[start Provided data]

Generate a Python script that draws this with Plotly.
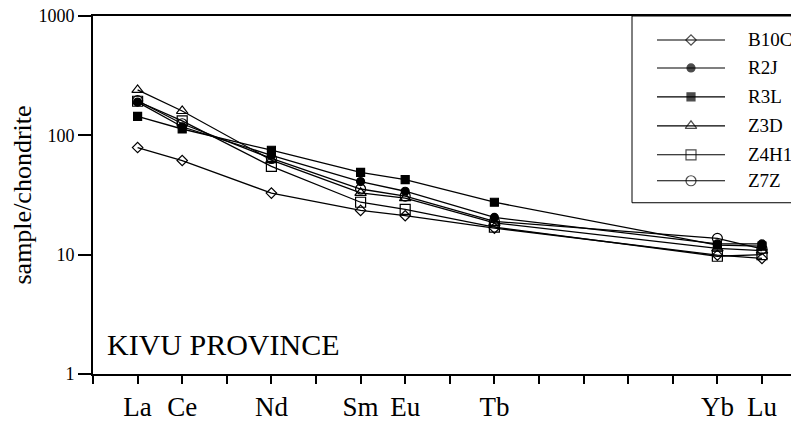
import plotly.graph_objects as go

elements = ["La", "Ce", "Nd", "Sm", "Eu", "Tb", "Yb", "Lu"]
atomic_numbers = [57, 58, 60, 62, 63, 65, 70, 71]

B10C = [79, 61.5, 32.8, 23.5, 21.2, 16.7, 9.9, 9.3]
R2J = [190, 118, 68, 41, 34, 20.5, 12.3, 12.3]
R3L = [144, 113, 75, 49, 42.5, 27.5, 12.0, 11.8]
Z3D = [240, 160, 62, 33, 29.8, 18.5, 11.3, 10.8]
Z4H1 = [193, 132, 55, 27.5, 24, 17.0, 9.7, 10.0]
Z7Z = [195, 125, 64, 35.5, 31, 19.0, 13.7, 11.2]

series = [
    ("B10C", B10C, "diamond-open", 8),
    ("R2J", R2J, "circle", 8),
    ("R3L", R3L, "square", 8),
    ("Z3D", Z3D, "triangle-up-open", 10),
    ("Z4H1", Z4H1, "square-open", 10),
    ("Z7Z", Z7Z, "circle-open", 10),
]

all_ticks = list(range(56, 72))
tick_text = [elements[atomic_numbers.index(t)] if t in atomic_numbers else "" for t in all_ticks]

SERIF = "Liberation Serif"

# page offset (default body margin of the html page)
OFF = 8
PAGE_W, PAGE_H = 799, 423
W, H = PAGE_W - OFF, PAGE_H - OFF
# plot area in page pixels
PL, PR, PT, PB = 93, 799, 16, 374.5
ml, mr, mt, mb = PL - OFF, PAGE_W - PR, PT - OFF, PAGE_H - PB
PW, PH = PR - PL, PB - PT

def px_x(p):
    return (p - PL) / PW

def px_y(p):
    return (PB - p) / PH

fig = go.Figure()
for name, vals, sym, sz in series:
    fig.add_trace(go.Scatter(
        x=atomic_numbers, y=vals, name=name, mode="lines+markers",
        line=dict(color="black", width=1.3),
        marker=dict(symbol=sym, size=sz, color="black",
                    line=dict(color="black", width=1.2)),
        showlegend=False,
    ))

# custom legend (keys drawn on an overlay axis in page-pixel units)
leg_y = [40, 68, 97, 126, 155, 181]
annotations = []
for (name, vals, sym, sz), ly in zip(series, leg_y):
    fig.add_trace(go.Scatter(
        x=[657, 691, 725], y=[ly, ly, ly], mode="lines+markers",
        xaxis="x2", yaxis="y2", showlegend=False, hoverinfo="skip",
        line=dict(color="black", width=1.1),
        marker=dict(symbol=sym, size=[0, sz, 0], color="black",
                    line=dict(color="black", width=1.2)),
    ))
    annotations.append(dict(
        text=name, xref="paper", yref="paper", x=px_x(746), y=px_y(ly),
        xanchor="left", yanchor="middle", showarrow=False,
        font=dict(family=SERIF, size=19, color="black"),
    ))

annotations.append(dict(
    text="KIVU PROVINCE", xref="paper", yref="paper",
    x=px_x(105), y=px_y(345),
    xanchor="left", yanchor="middle", showarrow=False,
    font=dict(family=SERIF, size=30, color="black"),
))

fig.update_layout(
    width=W, height=H,
    margin=dict(l=ml, r=mr, t=mt, b=mb, pad=0),
    paper_bgcolor="white", plot_bgcolor="white",
    font=dict(family=SERIF, color="black"),
    showlegend=False,
    xaxis=dict(
        range=[56, 71.83], tickmode="array", tickvals=all_ticks, ticktext=tick_text,
        ticks="outside", ticklen=8, tickwidth=1.5, tickcolor="black",
        showline=True, linecolor="black", linewidth=2, mirror=True,
        showgrid=False, zeroline=False, automargin=False,
        ticklabeloverflow="allow",
        tickfont=dict(family=SERIF, size=27, color="black"),
    ),
    yaxis=dict(
        type="log", range=[0, 3], tickmode="array",
        tickvals=[1, 10, 100, 1000], ticktext=["1", "10", "100", "1000"],
        ticks="outside", ticklen=13, tickwidth=1.5, tickcolor="black",
        showline=True, linecolor="black", linewidth=2,
        showgrid=False, zeroline=False, automargin=False,
        ticklabeloverflow="allow",
        tickfont=dict(family=SERIF, size=18, color="black"),
        title=dict(text="sample/chondrite", font=dict(family=SERIF, size=26, color="black"), standoff=22),
    ),
    xaxis2=dict(range=[PL, PR], overlaying="x", visible=False, fixedrange=True),
    yaxis2=dict(range=[PB, PT], overlaying="y", visible=False, fixedrange=True),
    shapes=[dict(
        type="rect", xref="paper", yref="paper",
        x0=px_x(632), x1=1.2, y0=px_y(203), y1=1.0,
        line=dict(color="black", width=1), fillcolor="rgba(0,0,0,0)",
    )],
    annotations=annotations,
)

fig.write_html("out.html")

[end Provided data]

## Task directions
Please repeat exactly the data above from its first line to the line that contains "atomic_numbers = [57, 58, 60, 62, 63, 65, 70, 71]", inclusive, and leave every picture out.

## Written solution
Generate a Python script that draws this with Plotly.
import plotly.graph_objects as go

elements = ["La", "Ce", "Nd", "Sm", "Eu", "Tb", "Yb", "Lu"]
atomic_numbers = [57, 58, 60, 62, 63, 65, 70, 71]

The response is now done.